= Given request =
From the records below, please print only the lines from the one containing "Output the Python" through the one containing "import seaborn as sns", both included. Skip the pictures.

= Stored records =

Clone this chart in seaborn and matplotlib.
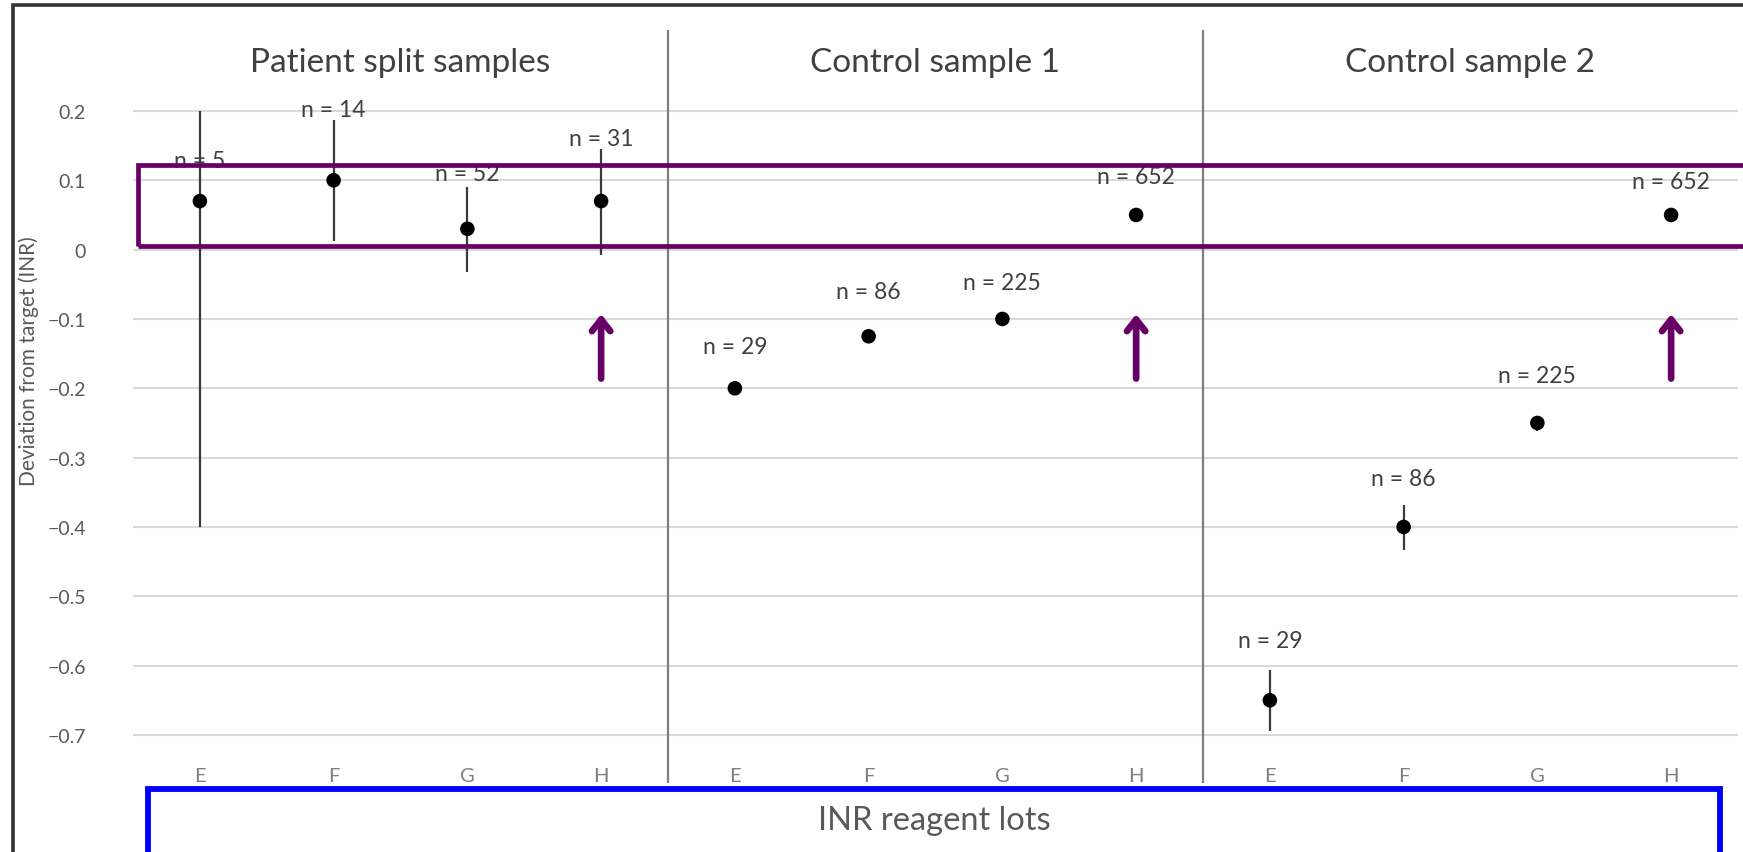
...
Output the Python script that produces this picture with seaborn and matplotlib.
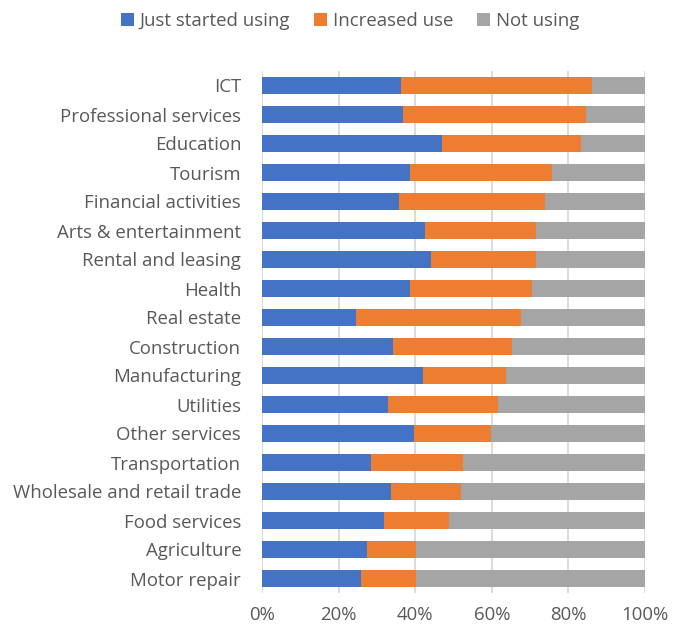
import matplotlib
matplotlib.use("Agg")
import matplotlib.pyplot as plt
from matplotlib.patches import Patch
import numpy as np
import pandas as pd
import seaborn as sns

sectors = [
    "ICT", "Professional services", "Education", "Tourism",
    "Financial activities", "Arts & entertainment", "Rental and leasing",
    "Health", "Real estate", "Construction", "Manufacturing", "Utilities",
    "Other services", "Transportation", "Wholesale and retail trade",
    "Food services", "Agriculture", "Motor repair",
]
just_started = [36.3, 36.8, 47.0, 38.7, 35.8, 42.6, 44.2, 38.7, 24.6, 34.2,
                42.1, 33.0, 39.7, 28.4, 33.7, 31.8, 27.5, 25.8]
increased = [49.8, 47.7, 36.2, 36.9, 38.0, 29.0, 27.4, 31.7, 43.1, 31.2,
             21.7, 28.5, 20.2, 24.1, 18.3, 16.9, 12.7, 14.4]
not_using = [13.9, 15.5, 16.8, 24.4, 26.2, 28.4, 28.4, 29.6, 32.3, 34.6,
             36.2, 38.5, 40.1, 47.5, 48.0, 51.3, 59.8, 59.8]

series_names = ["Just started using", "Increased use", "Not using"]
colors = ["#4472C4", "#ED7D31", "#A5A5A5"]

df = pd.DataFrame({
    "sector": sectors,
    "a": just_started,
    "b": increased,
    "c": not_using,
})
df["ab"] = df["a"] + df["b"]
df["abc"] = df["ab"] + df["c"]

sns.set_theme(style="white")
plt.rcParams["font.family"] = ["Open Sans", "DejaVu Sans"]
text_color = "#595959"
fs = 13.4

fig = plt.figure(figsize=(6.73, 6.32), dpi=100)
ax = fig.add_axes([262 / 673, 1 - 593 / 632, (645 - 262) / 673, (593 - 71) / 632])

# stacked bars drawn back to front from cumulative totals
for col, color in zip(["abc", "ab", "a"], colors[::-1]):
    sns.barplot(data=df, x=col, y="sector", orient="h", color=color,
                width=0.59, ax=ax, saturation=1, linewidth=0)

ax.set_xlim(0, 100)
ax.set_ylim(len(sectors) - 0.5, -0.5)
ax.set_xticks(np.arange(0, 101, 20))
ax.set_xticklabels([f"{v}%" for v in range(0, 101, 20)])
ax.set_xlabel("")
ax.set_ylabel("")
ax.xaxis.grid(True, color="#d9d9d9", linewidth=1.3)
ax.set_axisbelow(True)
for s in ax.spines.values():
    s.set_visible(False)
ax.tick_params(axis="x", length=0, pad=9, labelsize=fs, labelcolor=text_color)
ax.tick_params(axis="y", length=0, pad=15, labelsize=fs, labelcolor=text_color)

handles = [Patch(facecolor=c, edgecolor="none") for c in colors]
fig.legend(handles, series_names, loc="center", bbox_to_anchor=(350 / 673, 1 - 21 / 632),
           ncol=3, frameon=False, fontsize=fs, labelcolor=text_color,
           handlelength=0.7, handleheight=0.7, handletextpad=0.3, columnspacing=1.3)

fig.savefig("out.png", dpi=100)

= Response to the exercise =
Output the Python script that produces this picture with seaborn and matplotlib.
import matplotlib
matplotlib.use("Agg")
import matplotlib.pyplot as plt
from matplotlib.patches import Patch
import numpy as np
import pandas as pd
import seaborn as sns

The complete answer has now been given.